There is nothing wrong with crisis management in a crisis, but the problem that the Obama administration now confronts is precisely that it has not been a cornerstone of American policy toward Egypt to stand up for the rights of the Egyptian people. It has preferred cronyism with the regime occasionally punctuated by some stirring remarks. What we are witnessing, in the confusion and the dread of the administration, are the consequences of its demotion of democratization as one of the central purposes of American foreign policy, particularly toward the Muslim world. There were two reasons for the new liberal diffidence about human rights. The first was the Bush doctrine, the second was the Obama doctrine. The wholesale repudiation of Bush’s foreign policy included the rejection of anything resembling his “freedom agenda,” which looked mainly like an excuse for war. But whatever one’s views of the Iraq war, it really does not seem too much to ask of American liberals that they think a little less crudely about democratization—not only about its moral significance but also about its strategic significance. One of the early lessons of the rebellion against Mubarak is that American support for democratic dissidents is indeed a strategic matter, and that the absence of such American support can lead to a strategic disaster. Such are the wages of realism. It is a common error that prudence is thought about the short-term; the proper temporal horizon for prudential thinking is distant and long. Realism does not equip one for an adequate appreciation of the historical force of the democratic longing. In this sense, realism is singularly unrealistic. It seems smart only as long as the dictators remain undisturbed by their people, and then suddenly it seems incredibly stupid.

LW goes on to complain that Obama has practiced foreign policy in a "vigorously multicultural spirit" that has "the effect of aligning America with regimes and against peoples," as if academic gripes from two decades ago somehow haunt the American left's (i.e., Obama's) inability to call a dictator a dictator. A straightforward reading of Obama's speech reveals no such relativistic shibboleths, however. I'm not sure where LW finds the specter of autocratic "acceptance" in a speech that trumpets American exceptionalism so unapologetically. Surely the breach that Obama sought to heal in that speech was NOT the one between the US government and an Egyptian dictator who already liked us (and our $2B/year) just fine thanks. Obama was repairing our relations with the fabled "Arab street," relations which had been sorely tested by eight years of Bushian neo-conservatism.
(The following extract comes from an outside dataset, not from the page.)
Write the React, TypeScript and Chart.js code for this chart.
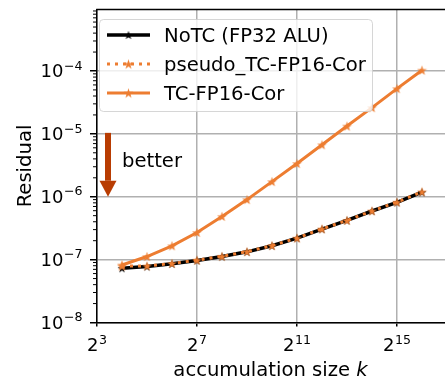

That speech could only have encouraged democracy to the Arab world, and if, as LW says, it threatened Mubarak not one whit, well it should have, whether we intended it to or not.

If, in the aftermath of Tunisia's "Jasmine Revolution," we have had trouble sufficiently distancing ourselves from Mubarak, it has little if anything to do with Obama's overconfident rhetoric, multiculturalism, or supposed fears of democracy promotion. Indeed, our failures have one simple source that somehow LW never found the nuance (or the moral courage) to acknowledge: Israel. Full Stop.

We like "Democracy." We also like Israel. But in countries like Egypt the former has been a mere abstraction since, well, forever, while support for Israel is a cold, hard fact, and one of the few such facts in the region that has prevented our constant headaches from turning full-on migraine for the last 30+ years. There's no real blame here. These facts just are what they are, and no matter how much we would like to pretend otherwise there is no coherent or magical foreign policy that somehow threads this needle. I do not say this to disparage our support for Israel, which, as you know, I share, but to recognize the complex and tragic nature of all political action. TNR used to have such a Niebuhrian sense. Now I have to find it elsewhere--who would have guessed Douthat!? There are, indeed, "wages of realism." Wieseltier just refuses to pay them.

1 Comments:

At 10:12 AM, Blogger Number Three said...

Douthat's column would make a whole lot more sense if I didn't know that in six months to a year, he will be defending whatever partisan nonsense folks on his side of the aisle are saying about Obama's (in)action in the crisis!